L'élevage encore une fois sacrifié ?

Publié le par André Chassaigne

 Décidemment, rien ne semble changer dans les orientations politiques de l’Union européenne vis-à-vis de son secteur agricole. Non seulement les arbitrages retenus pour la politique agricole commune, pour la période 2014-2020, entendent continuer sur la voie du désengagement des politiques publiques agricoles communautaires, mais la Commission européenne s’obstine en plus à vouloir faire des agriculteurs, et singulièrement des éleveurs, une monnaie d’échange des accords commerciaux en cours de négociation avec les Etats-Unis ou les pays du Mercosur.

 Alors même que l’on débat en France, avec le projet de loi d’avenir pour l’agriculture, de nouvelles pistes pour développer des pratiques agricoles alliant performance économique et performance environnementale, les éleveurs doivent avoir bien du mal à comprendre l’intérêt de faire entrer en Europe, et sans droits de douanes, des dizaines de milliers de tonnes de bœuf canadien ou américain supplémentaires. N’y a-t-il pas une contradiction évidente entre l’exigence de « compétitivité », rappelée dans tous les discours destinés aux éleveurs européens, et les nouveaux cadeaux sur les droits de douanes gracieusement offerts à la viande des pays extracommunautaires ? On aura de même bien du mal à parler de performance environnementale, lorsqu’il s’agit de faire voyager les carcasses de bœuf d’un bout à l’autre de la planète, tout en vantant les mérites de l’engraissement dans nos territoires et les marchés de proximité.
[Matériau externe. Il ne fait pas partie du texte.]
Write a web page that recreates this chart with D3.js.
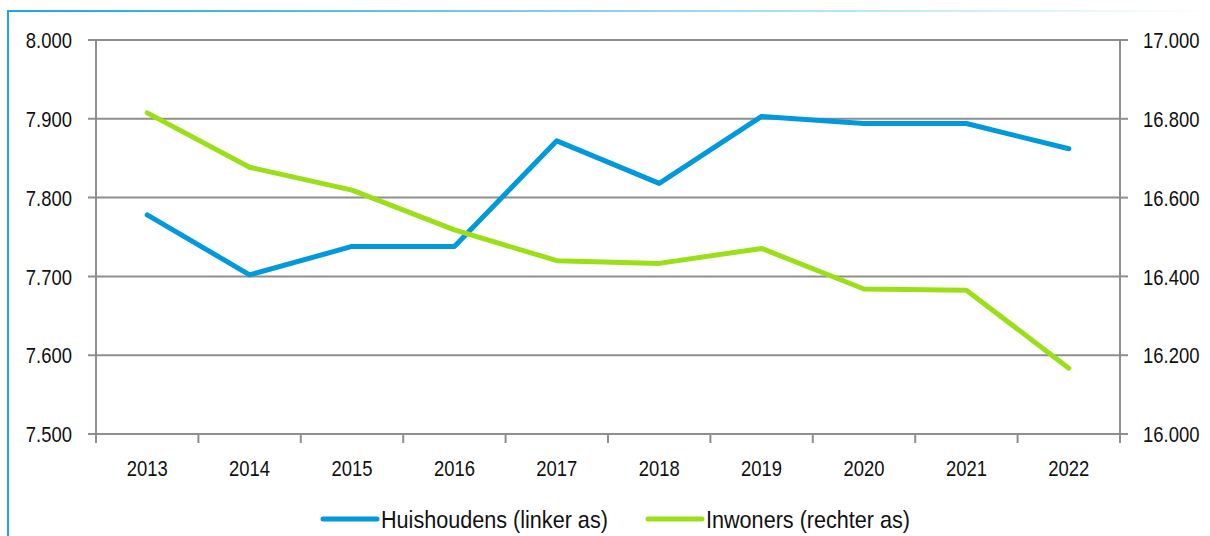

 En réalité, l’Union européenne, avec l’accord de la France, poursuit à marche forcée la libéralisation de son secteur agricole, notamment à travers le Grand Marché Transatlantique. Le mandat donné à la Commission européenne par le Conseil des ministres européen, mandat secret dévoilé par le journal L’Humanité, rappelle qu’il s’agit pour tous les secteurs d’aller à une « réduction substantielle des tarifs douaniers ». Quant on connaît la fragilité du secteur de la viande, et notamment de la viande bovine, et le rôle indispensable du maintien de tarifs douaniers très élevés pour maintenir des exploitations sur nos territoires, il y a de quoi être très inquiet.

 Avec une mise en concurrence brutale des productions, la volonté, largement partagée, de maintenir des actifs agricoles nombreux en Europe, dans nos régions, sur nos territoires de montagne, ne serait plus qu’une vague incantation. Avec des prix de vente des carcasses encore dégradés et des aides compensatrices à l’étiage, comment penser permettre à des exploitations familiales, à taille humaine, de se maintenir en les mettant toujours plus en concurrence avec les viandes bradées ?

 Il est encore temps pour notre pays de refuser ce grand marché de dupes, en appelant les Européens à rompre avec le libre-échange sur les marchés agricoles pour pousser une autre ambition européenne et redonner une vision à notre politique agricole commune pour les années à venir.